Picture God—in all His magnificence and might—in a group huddle, preparing to give his team the play, the mental blueprint every player needs to know. They wait expectantly, envisioning the glory, the acclaim and renown of playing for God on team ‘gods’.

Then they hear a great roar, the mighty waterfall-like voice of God saying, “Go now! Use my wisdom and great insight to bring justice to all people. The nations are my inheritance. The weak, the fatherless, the poor and oppressed must be given hope. I am God; you are gods. Use my wisdom, power and love to raise up those who have been treated unfairly.” The players blink in surprise.

“You mean,” they ask, “it’s not just about us? It’s not exclusive? We’re not the whole team?”

No, it’s not just about us, the inner circle of players. It’s not even a game. Those of us who have heard God saying those words to us are gradually coming to see it as more of a race than a game. We have a task and time is running out. We have each been given a finite opportunity here on planet earth to do His bidding on behalf of the downtrodden, to be salt and light, bring hope and love, insist on justice for the oppressed. This is not a game where those who have been brought onto the team can just bask in the glory. We can’t look blankly toward the stands at those who are left out of the game and see only a sea of shapes. We have not been given freedom to ornament and embellish our own jerseys for the glory of the team. Jesus calls us to give our jersey to others, to the weak and disheartened, the lost and the lonely. And like the fish and bread served to five thousand our back will never be short of jerseys to share.

Asaph, psalmist of two millennia ago, describes a similar picture of playmaking in Psalm 82. Here’s the dialogue:

Psalmist narrates: “God presides in the great assembly; he gives judgment among the “gods”.

God to team: “How long will you defend the unjust and show partiality to the wicked? Defend the cause of the weak and fatherless; maintain the rights of the poor and oppressed. Rescue the weak and needy; deliver them from the hand of the wicked. They know nothing, they understand nothing. They walk about in darkness; all the foundations of the earth are shaken. I said, ‘You are “gods”; you are all sons of the Most High.’ But you will die like mere men; you will fall like every other ruler.

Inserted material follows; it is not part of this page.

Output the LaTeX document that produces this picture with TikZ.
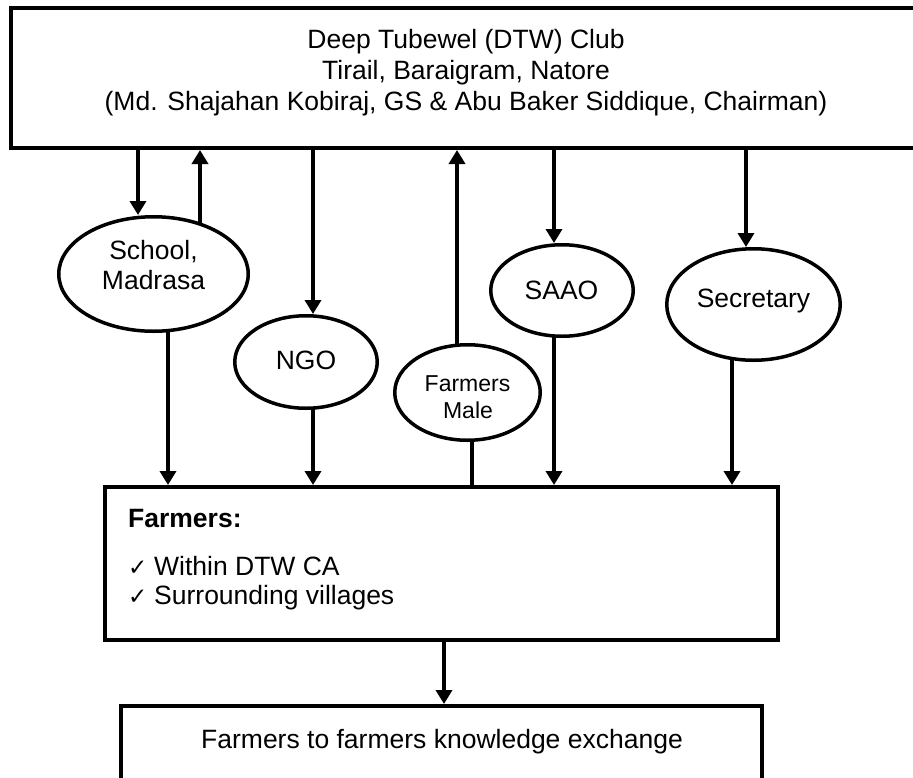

Psalmist to God: “Rise up, O God, judge the earth, for all the nations are your inheritance.”

It’s a rather sharp correction God gives to us, isn’t it? God’s team is not an exclusive Old Boys’ Club. Living in insular security our wealthy and programme-oriented lives is not the play God has called. Players on this team must move off the artificial turf, the falsely smoothed ice, the perfect court of what we have considered our playing field and get into the stands.

Our Defender calls us to defend the weak; our Rescuer’s desire is that we rescue the needy; our Deliverer’s power is for delivering the oppressed. As sons and daughters of the Most High we cannot allow ourselves the luxury of padding our own coffers while there are yet some in this world who could benefit spiritually, emotionally, physically and financially from what we can offer.

How did Jesus live given the context He was born into? How did He practice justice? The record of history tells us His feet stepped out to find the needy. His hands touched the untouchables in healing comfort. His voice spoke words of truth and hope and challenge.

Are we rising to the challenge Asaph records in the Psalm? Are we imitators of Jesus? We have a high calling—let’s answer it.

(Photo Credit: BillyBatty, Wikimedia Commons)


  1. I think the reason why Christ fed the five thousand (Jn 6) was not simply to fill their bellies, but to enable them to remain in the countryside a while longer to hear more from the Word of God, who is the Bread of Life (Jn 6) and Living Water (Jn 4), whose words are spirit and life (Jn 6:63). I believe that material sustenance is worthwhile if it somehow promotes one’s spiritual well-being. For what good is it to feed a man, and with the strength he obtains from our food, goes out and sins with gusto and loses his soul? As Christ said, “What does it profit a man to gain the whole and lose his soul in the process?” (Mt 16:26) God bless!